Even with the best mapping tools, certain habits can undermine your efforts:

  • Ignoring the Wavelength: Ensure your radiometer is calibrated specifically for the wavelength of your LEDs (e.g., 365nm, 385nm, or 395nm). A radiometer calibrated for mercury lamps will give highly inaccurate readings when used with LEDs.
  • Inconsistent Sensor Height: UV intensity follows the inverse square law. If your sensor is 2mm closer to the lamp during the second test, your data will be skewed. Always use a jig or fixture to ensure consistent height.
  • Neglecting the “Off-Peak” Diodes: Some systems use “mixed-wavelength” arrays.

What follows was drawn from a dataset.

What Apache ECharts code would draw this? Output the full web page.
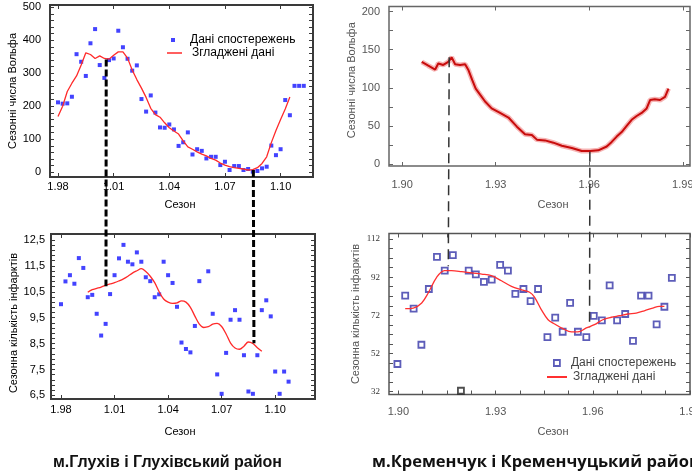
<!DOCTYPE html>
<html>
<head>
<meta charset="utf-8">
<script src="https://cdn.jsdelivr.net/npm/echarts@6/dist/echarts.min.js"></script>
<style>
html, body { margin: 0; padding: 0; background: #fff; }
#chart { width: 692px; height: 474px; }
</style>
</head>
<body>
<div id="chart"></div>
<script>
// м.Глухів: поквартальні дані, перше значення - 1998 рік
var gluStart = 1998;
var gluWolf = [212, 208, 209, 229, 358, 335, 292, 391, 434, 325, 286, 340, 345, 429, 379, 344,
	308, 324, 222, 184, 233, 181, 136, 135, 145, 130, 80, 91, 121, 54, 70, 65,
	42, 47, 47, 22, 32, 7, 19, 19, 7, 10, 2, 4, 12, 17, 81, 52, 70, 219, 173, 262, 262, 262];
var gluWolfSmooth = [169, 200, 245, 270, 292, 325, 362, 357, 345, 353, 345, 343, 355, 365, 365, 346,
	310, 281, 255, 227, 194, 175, 167, 150, 135, 125, 116, 95, 77, 70, 62, 55,
	50, 42, 37, 28, 22, 17, 14, 12, 10, 7, 8, 14, 27, 47, 90, 127, 160, 192, 228];
var gluInf = [10.02, 10.9, 11.14, 10.81, 11.8, 11.42, 10.29, 10.38, 9.65, 8.81, 9.26, 10.41,
	11.14, 11.79, 12.31, 11.66, 11.56, 12.02, 11.66, 11.06, 10.91, 10.29, 10.4, 11.66,
	11.14, 10.84, 9.92, 8.54, 8.29, 8.16, 9.18, 10.91, null, 11.29, 9.65, 7.31,
	6.56, 8.14, 9.42, 9.79, 9.42, 8.05, 6.65, 6.56, 8.05, 9.79, 10.17, 9.55, 7.42, 6.56, 7.42, 7.03];
var gluInfSmoothStart = 1999.5;
var gluInfSmooth = [10.48, 10.58, 10.63, 10.68, 10.75, 10.8, 10.85, 10.92, 11.0, 11.1, 11.22, 11.31,
	11.39, 11.28, 11.1, 10.85, 10.5, 10.22, 10.1, 10.05, 10.07, 10.15, 10.1, 9.9,
	9.56, 9.25, 9.12, 9.15, 9.25, 9.28, 9.16, 8.87, 8.52, 8.33, 8.28, 8.4, 8.56, 8.5, 8.34, 8.2];
var gluYears = [1998, 2001, 2004, 2007, 2010];
var gluWolfLabels = [0, 100, 200, 300, 400, 500];
var gluInfLabels = [6.5, 7.5, 8.5, 9.5, 10.5, 11.5, 12.5];

// м.Кременчук: [рік, значення]
var kremWolf = [[1990.63, 134], [1990.84, 129], [1991.06, 124], [1991.16, 132], [1991.32, 130], [1991.48, 134],
	[1991.59, 140], [1991.7, 131], [1991.86, 130], [1992.02, 131], [1992.13, 123], [1992.25, 110],
	[1992.36, 99], [1992.5, 91], [1992.66, 82], [1992.87, 73], [1993.14, 67], [1993.41, 61],
	[1993.68, 49], [1993.94, 39], [1994.16, 38], [1994.32, 32], [1994.58, 31], [1994.85, 28],
	[1995.12, 24], [1995.44, 21], [1995.76, 17], [1996.03, 17], [1996.29, 18], [1996.56, 23],
	[1996.72, 29], [1996.88, 36], [1997.04, 42], [1997.2, 50], [1997.36, 58], [1997.52, 63],
	[1997.68, 67], [1997.84, 73], [1997.95, 84], [1998.1, 85], [1998.27, 84], [1998.43, 88], [1998.54, 99]];
var kremInf = [[1989.97, 46.5], [1990.21, 82.3], [1990.47, 75.5], [1990.71, 56.6], [1990.94, 85.8], [1991.19, 102.6],
	[1991.43, 95.4], [1991.68, 103.6], [1991.93, 32.5], [1992.17, 95.4], [1992.39, 93.5], [1992.64, 89.5],
	[1992.88, 90.7], [1993.14, 98.4], [1993.38, 95.4], [1993.61, 83.3], [1993.86, 85.8], [1994.08, 79.4],
	[1994.31, 85.8], [1994.6, 60.6], [1994.84, 70.8], [1995.07, 63.4], [1995.3, 78.5], [1995.54, 63.4],
	[1995.8, 60.6], [1996.03, 71.7], [1996.28, 69.4], [1996.52, 87.7], [1996.75, 69.4], [1997.0, 72.7],
	[1997.24, 58.6], [1997.49, 82.3], [1997.72, 82.3], [1997.97, 67.3], [1998.21, 76.5], [1998.44, 91.6]];
var kremInfDark = [8];
var kremInfSmooth = [[1990.21, 75.5], [1990.46, 75.8], [1990.72, 78.5], [1990.92, 83.7], [1991.18, 91.9], [1991.42, 95.4],
	[1991.64, 95.4], [1991.95, 94.9], [1992.26, 94.2], [1992.57, 93.6], [1992.87, 92.8], [1993.18, 90.1],
	[1993.49, 87.2], [1993.8, 85.4], [1994.05, 84.1], [1994.2, 81.5], [1994.41, 75], [1994.62, 69.7],
	[1994.82, 67.5], [1995.08, 65], [1995.34, 63.3], [1995.54, 63.3], [1995.8, 65.4], [1996.05, 67.1],
	[1996.31, 69.7], [1996.57, 71], [1996.82, 71.8], [1997.08, 72.7], [1997.34, 73.2], [1997.59, 74.4],
	[1997.85, 75.8], [1998.05, 76.7], [1998.21, 76.7]];
var kremYears = [1990, 1993, 1996, 1999];
var kremWolfLabels = [0, 50, 100, 150, 200];
var kremInfLabels = [32, 52, 72, 92, 112];

// пунктирні лінії між панелями: [рік вгорі, значення вгорі, рік внизу, значення внизу]
var gluLinks = [[2000.6, 342, 2000.52, 10.71], [2008.53, 7, 2008.81, 8.51]];
var kremLinks = [[1991.51, 140, 1991.54, 97.7], [1996.02, 16, 1995.9, 65.4]];

var obsName = 'Дані спостережень';
var smoothName = 'Згладжені дані';

function quarters(start, values) {
	var out = [];
	for (var i = 0; i < values.length; i++) {
		if (values[i] !== null) out.push([start + i * 0.25, values[i]]);
	}
	return out;
}
function steps(from, to, step) {
	var out = [];
	for (var v = from; v <= to + 1e-9; v += step) out.push(+v.toFixed(2));
	return out;
}
function yearLabel(v) {
	return '1.' + String(Math.round(v)).slice(2);
}

var sans = 'Liberation Sans, Arial, sans-serif';

// панелі: сітка, межі осей, підписи
var panels = [{
	grid: { left: 50, top: 5, width: 263, height: 172 },
	x: [1997.569, 2011.747], y: [-14.2, 507],
	xLabels: gluYears, xTicks: gluYears, xMargin: 4,
	yLabels: gluWolfLabels, yTicks: steps(0, 500, 20), yMargin: 9,
	yFormat: null, frame: '#3a3a3a', frameW: 2, color: '#000', yFont: { fontSize: 11, fontFamily: sans },
	yName: 'Сезонні числа Вольфа', yNameGap: 31, yNamePad: [0, 0, 0, 0],
	xNameGap: 22, xNamePad: [0, 3, 0, 0]
}, {
	grid: { left: 51, top: 234, width: 264, height: 165 },
	x: [1997.44, 2012.23], y: [6.36, 12.73],
	xLabels: gluYears, xTicks: gluYears, xMargin: 5,
	yLabels: gluInfLabels, yTicks: steps(6.5, 12.5, 0.2), yMargin: 6,
	yFormat: function(v) { return v.toFixed(1).replace('.', ','); },
	frame: '#3a3a3a', frameW: 2, color: '#000', yFont: { fontSize: 11, fontFamily: sans },
	yName: 'Сезонна кількість інфарктів', yNameGap: 28, yNamePad: [0, 13, 0, 0],
	xNameGap: 27, xNamePad: [0, 6, 0, 0]
}, {
	grid: { left: 389, top: 6.5, width: 301, height: 159.5 },
	x: [1989.58, 1999.23], y: [-2.6, 206.7],
	xLabels: kremYears, xTicks: kremYears, xMargin: 13,
	yLabels: kremWolfLabels, yTicks: steps(0, 200, 25), yMargin: 9,
	yFormat: null, frame: '#666', frameW: 1.5, color: '#555', yFont: { fontSize: 11, fontFamily: sans },
	yName: 'Сезонні числа Вольфа', yNameGap: 30, yNamePad: [0, 0, 0, 12],
	xNameGap: 33, xNamePad: [0, 0, 0, 27]
}, {
	grid: { left: 389, top: 233.5, width: 301, height: 161 },
	x: [1989.71, 1999.0], y: [30.53, 114.88],
	xLabels: kremYears, xTicks: steps(1990, 1999, 0.75), xMargin: 12,
	yLabels: kremInfLabels, yTicks: steps(32, 112, 5), yMargin: 9,
	yFormat: null, frame: '#555', frameW: 1.5, color: '#555',
	yFont: { fontSize: 9, fontFamily: 'Liberation Serif, serif', color: '#333' },
	yName: 'Сезонна кількість інфарктів', yNameGap: 28, yNamePad: [0, 0, 0, 0],
	xNameGap: 32, xNamePad: [0, 0, 0, 27]
}];

var grids = [], xAxes = [], yAxes = [];
panels.forEach(function(p, i) {
	grids.push({ show: true, borderColor: p.frame, borderWidth: p.frameW, backgroundColor: 'transparent',
		outerBoundsMode: 'none', containLabel: false,
		left: p.grid.left, top: p.grid.top, width: p.grid.width, height: p.grid.height });
	var tick = { inside: true, length: 4, customValues: null, lineStyle: { color: p.frame, width: 1 } };
	var xTick = Object.assign({}, tick, { customValues: p.xTicks });
	var yTick = Object.assign({}, tick, { customValues: p.yTicks });
	xAxes.push({
		type: 'value', gridIndex: i, min: p.x[0], max: p.x[1], position: 'bottom',
		axisLine: { show: false, onZero: false }, splitLine: { show: false }, axisTick: xTick,
		axisLabel: { customValues: p.xLabels, formatter: yearLabel, margin: p.xMargin, color: p.color,
			fontSize: 11, fontFamily: sans, hideOverlap: false },
		name: 'Сезон', nameLocation: 'middle', nameGap: p.xNameGap,
		nameTextStyle: { color: p.color, fontSize: 11, fontFamily: sans, padding: p.xNamePad }
	}, {
		type: 'value', gridIndex: i, min: p.x[0], max: p.x[1], position: 'top',
		axisLine: { show: false, onZero: false }, splitLine: { show: false }, axisTick: xTick,
		axisLabel: { show: false }
	});
	yAxes.push({
		type: 'value', gridIndex: i, min: p.y[0], max: p.y[1], position: 'left',
		axisLine: { show: false, onZero: false }, splitLine: { show: false }, axisTick: yTick,
		axisLabel: Object.assign({ customValues: p.yLabels, margin: p.yMargin, color: p.color,
			formatter: p.yFormat || function(v) { return String(v); } }, p.yFont),
		name: p.yName, nameLocation: 'middle', nameGap: p.yNameGap,
		nameTextStyle: { color: p.color, fontSize: 11, fontFamily: sans, padding: p.yNamePad }
	}, {
		type: 'value', gridIndex: i, min: p.y[0], max: p.y[1], position: 'right',
		axisLine: { show: false, onZero: false }, splitLine: { show: false }, axisTick: yTick,
		axisLabel: { show: false }
	});
});

var kremInfData = kremInf.map(function(d, i) {
	if (kremInfDark.indexOf(i) >= 0) return { value: d, itemStyle: { borderColor: '#222' } };
	return d;
});

var chart = echarts.init(document.getElementById('chart'));
chart.setOption({
	animation: false,
	grid: grids,
	xAxis: xAxes,
	yAxis: yAxes,
	title: [{
		text: 'м.Глухів і Глухівський район', left: 53, top: 455, padding: 0,
		textStyle: { fontFamily: sans, fontWeight: 'bold', fontSize: 16, color: '#111' }
	}, {
		text: 'м.Кременчук і Кременчуцький район', left: 372, top: 454, padding: 0,
		textStyle: { fontFamily: 'Open Sans, Noto Sans, sans-serif', fontWeight: 'bold', fontSize: 16.5, color: '#111' }
	}],
	legend: [{
		data: [{ name: obsName, icon: 'rect', itemStyle: { color: '#1414ff' } }],
		left: 171, top: 34, itemWidth: 4, itemHeight: 4, selectedMode: false, padding: 0,
		textStyle: { fontFamily: sans, fontSize: 12, color: '#000', padding: [0, 0, 0, 10] }
	}, {
		data: [{ name: smoothName, icon: 'path://M0,0h20v2h-20z', itemStyle: { color: '#ff2a2a' } }],
		left: 167, top: 47, itemWidth: 15, itemHeight: 2, selectedMode: false, padding: 0,
		textStyle: { fontFamily: sans, fontSize: 12, color: '#000', padding: [0, 0, 0, 5] }
	}, {
		data: [{ name: obsName, icon: 'rect', itemStyle: { color: '#fff', borderColor: '#3535a8', borderWidth: 1.8 } }],
		left: 553, top: 357, itemWidth: 6, itemHeight: 6, selectedMode: false, padding: 0,
		textStyle: { fontFamily: sans, fontSize: 12, color: '#444', padding: [0, 0, 0, 6] }
	}, {
		data: [{ name: smoothName, icon: 'path://M0,0h20v2h-20z', itemStyle: { color: '#ff3030' } }],
		left: 547, top: 371, itemWidth: 20, itemHeight: 2, selectedMode: false, padding: 0,
		textStyle: { fontFamily: sans, fontSize: 12, color: '#444', padding: [0, 0, 0, 1] }
	}],
	series: [{
		name: obsName, type: 'scatter', xAxisIndex: 0, yAxisIndex: 0,
		symbol: 'rect', symbolSize: 4, itemStyle: { color: '#1414ff' },
		data: quarters(gluStart, gluWolf)
	}, {
		name: smoothName, type: 'line', xAxisIndex: 0, yAxisIndex: 0, symbol: 'none',
		lineStyle: { color: '#ff2a2a', width: 1.3 }, data: quarters(gluStart, gluWolfSmooth)
	}, {
		name: obsName, type: 'scatter', xAxisIndex: 2, yAxisIndex: 2,
		symbol: 'rect', symbolSize: 4, itemStyle: { color: '#1414ff' },
		data: quarters(gluStart, gluInf)
	}, {
		name: smoothName, type: 'line', xAxisIndex: 2, yAxisIndex: 2, symbol: 'none', smooth: 0.35,
		lineStyle: { color: '#ff2a2a', width: 1.3 }, data: quarters(gluInfSmoothStart, gluInfSmooth)
	}, {
		name: 'Вольф', type: 'line', xAxisIndex: 4, yAxisIndex: 4, symbol: 'none',
		lineStyle: { color: 'rgba(235,90,90,0.45)', width: 5 }, data: kremWolf
	}, {
		name: 'Вольф', type: 'line', xAxisIndex: 4, yAxisIndex: 4, symbol: 'none',
		lineStyle: { color: '#c80c0c', width: 2 }, data: kremWolf
	}, {
		name: obsName, type: 'scatter', xAxisIndex: 6, yAxisIndex: 6,
		symbol: 'rect', symbolSize: 6,
		itemStyle: { color: '#fff', borderColor: '#3535a8', borderWidth: 1.8 },
		data: kremInfData
	}, {
		name: smoothName, type: 'line', xAxisIndex: 6, yAxisIndex: 6, symbol: 'none', smooth: 0.35,
		lineStyle: { color: '#ff3030', width: 1.3 }, data: kremInfSmooth
	}]
});

// пунктирні лінії через обидві панелі
var links = [];
function addLinks(list, top, bottom, style) {
	list.forEach(function(l) {
		var a = chart.convertToPixel({ xAxisIndex: top, yAxisIndex: top }, [l[0], l[1]]);
		var b = chart.convertToPixel({ xAxisIndex: bottom, yAxisIndex: bottom }, [l[2], l[3]]);
		links.push({ type: 'line', z: 20, shape: { x1: a[0], y1: a[1], x2: b[0], y2: b[1] }, style: style });
	});
}
addLinks(gluLinks, 0, 2, { stroke: '#000', lineWidth: 3, lineDash: [7, 3] });
addLinks(kremLinks, 4, 6, { stroke: '#333', lineWidth: 1.5, lineDash: [10, 6] });
chart.setOption({ graphic: links });
</script>
</body>
</html>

Mapping must account for both wavelengths to ensure the chemistry is reacting correctly at both the surface and the base.

Moving From Reactive to Proactive Maintenance

Most companies only start mapping their LEDs after a major failure has occurred. The most successful operations, however, integrate mapping into their Preventative Maintenance (PM) schedule. Whether it is once a week or once a month, a five-minute mapping check can save forty hours of downtime later.

If you are currently struggling with coatings that don’t seem to “stick,” colors that fade prematurely, or a finish that feels inconsistent across the surface, stop adjusting your ink formulas. Look at your light. The precision of UV LED curing is a double-edged sword; it offers incredible control, but it demands incredible oversight.

Conclusion: Achieving Precision in UV Curing

The transition to UV LED technology is a journey toward greater efficiency and sustainability. But like any high-precision tool, an LED array requires regular calibration and monitoring. Mapping your LEDs is not just a troubleshooting step; it is a fundamental requirement for modern industrial coating and printing. By understanding the distribution of irradiance and energy density across your production line, you eliminate the variables that lead to frustration and replace them with the certainty of a perfect cure, every single time.

Don’t let invisible “cool spots” dictate the quality of your work. Invest in the tools and the time to map your output, and you will find that those “unsolvable” coating problems suddenly become very easy to fix.